**Aim:** Images should be left out, and everything else in the listing reproduced exactly.

**Provided data:**
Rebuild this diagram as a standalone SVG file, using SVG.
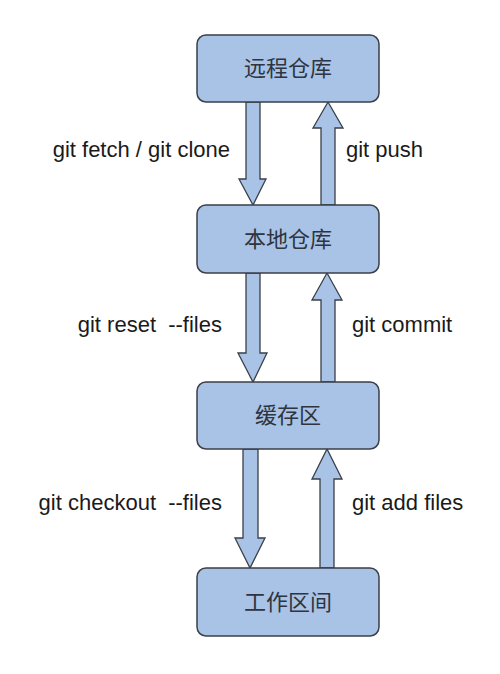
<svg xmlns="http://www.w3.org/2000/svg" width="500" height="674" viewBox="0 0 500 674">
<style>
.box{fill:#a8c3e6;stroke:#3a3f48;stroke-width:1.5}
.arr{fill:#a8c3e6;stroke:#3a3f48;stroke-width:1.3;stroke-linejoin:miter}
.cn{font-family:"Noto Sans CJK SC","Liberation Sans",sans-serif;font-size:22px;fill:#2e3440;text-anchor:middle}
.lb{font-family:"Liberation Sans",Arial,sans-serif;font-size:22px;fill:#1a1a1a}
.r{text-anchor:end}
</style>
<rect width="500" height="674" fill="#ffffff"/>
<g id="connectors">
<polygon class="arr" points="246,102 260,102 260,179 266,179 253,205 239,179 246,179"/>
<polygon class="arr" points="321,205 335,205 335,128 343,128 328,102 313,128 321,128"/>
<polygon class="arr" points="246,273 260,273 260,353 267,353 253,382 238,353 246,353"/>
<polygon class="arr" points="321,382 335,382 335,300 342,300 327,273 312,300 321,300"/>
<polygon class="arr" points="243,449 258,449 258,538 265,538 250,568 235,538 243,538"/>
<polygon class="arr" points="320,568 334,568 334,479 342,479 327,449 312,479 320,479"/>
</g>
<g id="labels">
<text class="lb r" x="230" y="157">git fetch / git clone</text>
<text class="lb" x="346" y="157">git push</text>
<text class="lb r" x="222" y="332" xml:space="preserve">git reset  --files</text>
<text class="lb" x="352" y="332">git commit</text>
<text class="lb r" x="222" y="510" xml:space="preserve">git checkout  --files</text>
<text class="lb" x="352" y="510">git add files</text>
</g>
<g id="remote">
<rect class="box" x="197" y="35" width="182" height="67" rx="9"/>
<text class="cn" x="288" y="76">远程仓库</text>
</g>
<g id="local">
<rect class="box" x="197" y="205" width="182" height="68" rx="9"/>
<text class="cn" x="288" y="247">本地仓库</text>
</g>
<g id="stage">
<rect class="box" x="197" y="382" width="182" height="67" rx="9"/>
<text class="cn" x="288" y="423">缓存区</text>
</g>
<g id="workspace">
<rect class="box" x="197" y="568" width="182" height="68" rx="9"/>
<text class="cn" x="288" y="610">工作区间</text>
</g>
</svg>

**Completed exercise:**
Rebuild this diagram as a standalone SVG file, using SVG.
<svg xmlns="http://www.w3.org/2000/svg" width="500" height="674" viewBox="0 0 500 674">
<style>
.box{fill:#a8c3e6;stroke:#3a3f48;stroke-width:1.5}
.arr{fill:#a8c3e6;stroke:#3a3f48;stroke-width:1.3;stroke-linejoin:miter}
.cn{font-family:"Noto Sans CJK SC","Liberation Sans",sans-serif;font-size:22px;fill:#2e3440;text-anchor:middle}
.lb{font-family:"Liberation Sans",Arial,sans-serif;font-size:22px;fill:#1a1a1a}
.r{text-anchor:end}
</style>
<rect width="500" height="674" fill="#ffffff"/>
<g id="connectors">
<polygon class="arr" points="246,102 260,102 260,179 266,179 253,205 239,179 246,179"/>
<polygon class="arr" points="321,205 335,205 335,128 343,128 328,102 313,128 321,128"/>
<polygon class="arr" points="246,273 260,273 260,353 267,353 253,382 238,353 246,353"/>
<polygon class="arr" points="321,382 335,382 335,300 342,300 327,273 312,300 321,300"/>
<polygon class="arr" points="243,449 258,449 258,538 265,538 250,568 235,538 243,538"/>
<polygon class="arr" points="320,568 334,568 334,479 342,479 327,449 312,479 320,479"/>
</g>
<g id="labels">
<text class="lb r" x="230" y="157">git fetch / git clone</text>
<text class="lb" x="346" y="157">git push</text>
<text class="lb r" x="222" y="332" xml:space="preserve">git reset  --files</text>
<text class="lb" x="352" y="332">git commit</text>
<text class="lb r" x="222" y="510" xml:space="preserve">git checkout  --files</text>
<text class="lb" x="352" y="510">git add files</text>
</g>
<g id="remote">
<rect class="box" x="197" y="35" width="182" height="67" rx="9"/>
<text class="cn" x="288" y="76">远程仓库</text>
</g>
<g id="local">
<rect class="box" x="197" y="205" width="182" height="68" rx="9"/>
<text class="cn" x="288" y="247">本地仓库</text>
</g>
<g id="stage">
<rect class="box" x="197" y="382" width="182" height="67" rx="9"/>
<text class="cn" x="288" y="423">缓存区</text>
</g>
<g id="workspace">
<rect class="box" x="197" y="568" width="182" height="68" rx="9"/>
<text class="cn" x="288" y="610">工作区间</text>
</g>
</svg>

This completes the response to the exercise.